The cluster approach has been applied to mimic metal–organic framework (MOF) structures formed by 1,4-benzenecarboxylate linkers and metal cation connectors. The geometry optimizations are carried out at B3LYP/6-31G* level followed by frequency calculations. It was found that the replacement of OBe46+ connectors with OMg46+ (or OZn46+) ones leads to an increase in both the unit-cell sizes and basicity of oxide sites making them more potential for molecular hydrogen storage applications. Within the selected secondary building units (larger cluster models), the above replacement does not lead to an alteration on conduction and valence bands as well as in the resulting bandgap values.

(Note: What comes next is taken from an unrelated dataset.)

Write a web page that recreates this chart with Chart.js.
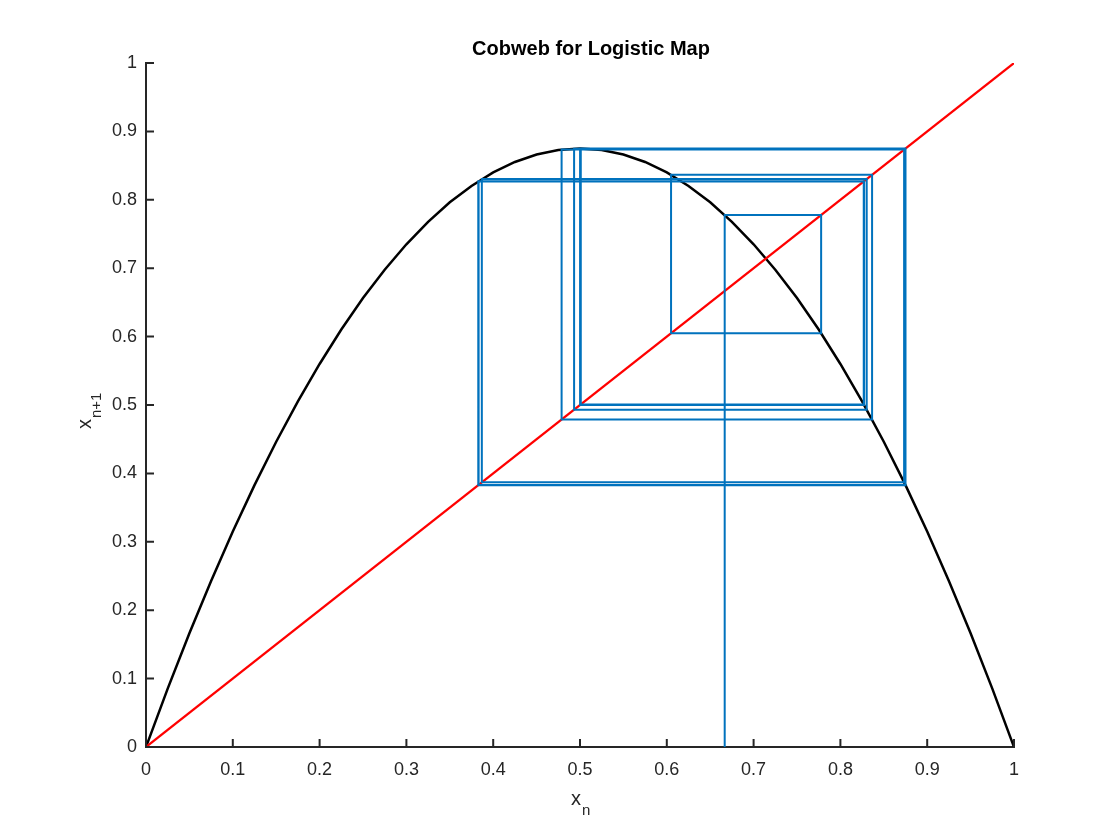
<!DOCTYPE html>
<html>
<head>
<meta charset="utf-8">
<script src="https://cdn.jsdelivr.net/npm/chart.js@4"></script>
<style>
  html, body { margin: 0; padding: 0; background: #fff; }
  #wrap { width: 1120px; height: 840px; }
</style>
</head>
<body>
<div id="wrap"><canvas id="cobweb" width="1120" height="840"></canvas></div>
<script>
// tick labels
const xTickLabels = ['0','0.1','0.2','0.3','0.4','0.5','0.6','0.7','0.8','0.9','1'];
const yTickLabels = ['0','0.1','0.2','0.3','0.4','0.5','0.6','0.7','0.8','0.9','1'];

// logistic curve (r ~ 3.5)
const curveX = [0,0.025,0.05,0.075,0.1,0.125,0.15,0.175,0.2,0.225,0.25,0.275,0.3,0.325,0.35,0.375,0.4,0.425,0.45,0.475,0.5,
                0.525,0.55,0.575,0.6,0.625,0.65,0.675,0.7,0.725,0.75,0.775,0.8,0.825,0.85,0.875,0.9,0.925,0.95,0.975,1];
const curveY = [0,0.0853,0.1663,0.2428,0.315,0.3828,0.4463,0.5053,0.56,0.6103,0.6563,0.6978,0.735,0.7678,0.7963,0.8203,0.84,0.8553,0.8663,0.8728,0.875,
                0.8728,0.8663,0.8553,0.84,0.8203,0.7963,0.7678,0.735,0.6978,0.6563,0.6103,0.56,0.5053,0.4463,0.3828,0.315,0.2428,0.1663,0.0853,0];

// diagonal y = x
const diagX = [0, 1];
const diagY = [0, 1];

// orbit values x0, x1, x2 ... (cobweb corners)
const orbit = [0.6667,0.7778,0.6049,0.8365,0.4788,0.8734,0.3869,0.8303,0.4932,0.8748,0.3832,0.8273,0.5001,0.875,
               0.3828,0.8269,0.5009,0.875,0.3828,0.8269,0.5009,0.875,0.3828,0.8269,0.5009,0.875];

const FONT = '"Liberation Sans", Arial, Helvetica, sans-serif';
const AXIS = '#262626';

function pts(xs, ys){ return xs.map((x, i) => ({ x: x, y: ys[i] })); }

function cobwebPts(o){
  const p = [{ x: o[0], y: 0 }];
  for (let i = 0; i < o.length - 1; i++){
    p.push({ x: o[i], y: o[i+1] });
    p.push({ x: o[i+1], y: o[i+1] });
  }
  return p;
}

// inward ticks, title and subscripted axis labels
const decor = {
  id: 'decor',
  afterDraw(chart){
    const ctx = chart.ctx;
    const xs = chart.scales.x, ys = chart.scales.y;
    const a = chart.chartArea;
    ctx.save();
    ctx.strokeStyle = AXIS;
    ctx.lineWidth = 2;
    ctx.beginPath();
    xs.ticks.forEach(t => {
      const px = xs.getPixelForValue(t.value);
      ctx.moveTo(px, a.bottom); ctx.lineTo(px, a.bottom - 8);
    });
    ys.ticks.forEach(t => {
      const py = ys.getPixelForValue(t.value);
      ctx.moveTo(a.left, py); ctx.lineTo(a.left + 8, py);
    });
    ctx.stroke();

    ctx.fillStyle = '#000';
    ctx.font = 'bold 20px ' + FONT;
    ctx.textAlign = 'center';
    ctx.textBaseline = 'alphabetic';
    ctx.fillText('Cobweb for Logistic Map', (a.left + a.right) / 2 + 11, 55);

    ctx.fillStyle = AXIS;
    // x label: x_n
    ctx.font = '20px ' + FONT;
    ctx.textAlign = 'left';
    ctx.fillText('x', 571, 805);
    ctx.font = '15px ' + FONT;
    ctx.fillText('n', 582, 815);

    // y label: x_{n+1}
    ctx.translate(91, 429);
    ctx.rotate(-Math.PI / 2);
    ctx.font = '20px ' + FONT;
    ctx.fillText('x', 0, 0);
    ctx.font = '15px ' + FONT;
    ctx.fillText('n+1', 11, 10);
    ctx.restore();
  }
};

const ctx = document.getElementById('cobweb').getContext('2d');
const chart = new Chart(ctx, {
  type: 'scatter',
  data: {
    datasets: [
      { label: 'cobweb', data: cobwebPts(orbit), showLine: true, borderColor: '#0072BD', borderWidth: 2,
        pointRadius: 0, tension: 0, order: 1 },
      { label: 'diag', data: pts(diagX, diagY), showLine: true, borderColor: '#ff0000', borderWidth: 2.2,
        pointRadius: 0, order: 2 },
      { label: 'map', data: pts(curveX, curveY), showLine: true, borderColor: '#000000', borderWidth: 2.5,
        pointRadius: 0, tension: 0, order: 3 }
    ]
  },
  options: {
    responsive: false,
    animation: false,
    events: [],
    layout: { padding: { left: 0, right: 106, top: 63, bottom: 0 } },
    plugins: { legend: { display: false }, tooltip: { enabled: false }, title: { display: false } },
    scales: {
      x: {
        type: 'linear', min: 0, max: 1,
        afterFit(s){ s.height = 93; },
        border: { display: true, color: AXIS, width: 2 },
        grid: { display: false, drawTicks: false },
        ticks: {
          stepSize: 0.1, padding: 12, color: AXIS, maxRotation: 0,
          font: { family: FONT, size: 18 },
          callback: (v, i) => xTickLabels[i]
        }
      },
      y: {
        type: 'linear', min: 0, max: 1,
        afterFit(s){ s.width = 146; },
        border: { display: true, color: AXIS, width: 2 },
        grid: { display: false, drawTicks: false },
        ticks: {
          stepSize: 0.1, padding: 9, color: AXIS,
          font: { family: FONT, size: 18 },
          callback: (v, i) => yTickLabels[i]
        }
      }
    }
  },
  plugins: [decor]
});
</script>
</body>
</html>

Bottleneck point of these structures is due to the presence of the so-called “central bulk” fourfold coordinated tetrahedral oxide anion site. The latter can be efficiently removed via replacement to “distorted cubic core” by introducing ZnTi3O46+ or MgTi3O46+ connectors which can be further replaced by MgSi3O46+ units. The all threefold coordinated O3C sites formed act as potential adsorption sites for incoming hydrogen molecules. Two-layer ONIOM (MP2/6-31G*: HF/3-21G) calculations have shown that the binding energies of molecular hydrogen lie within 5.5 and 5.3 kJ/mol for the MOF structures with MgTi3O46+ and MgSi3O46+ connectors, respectively.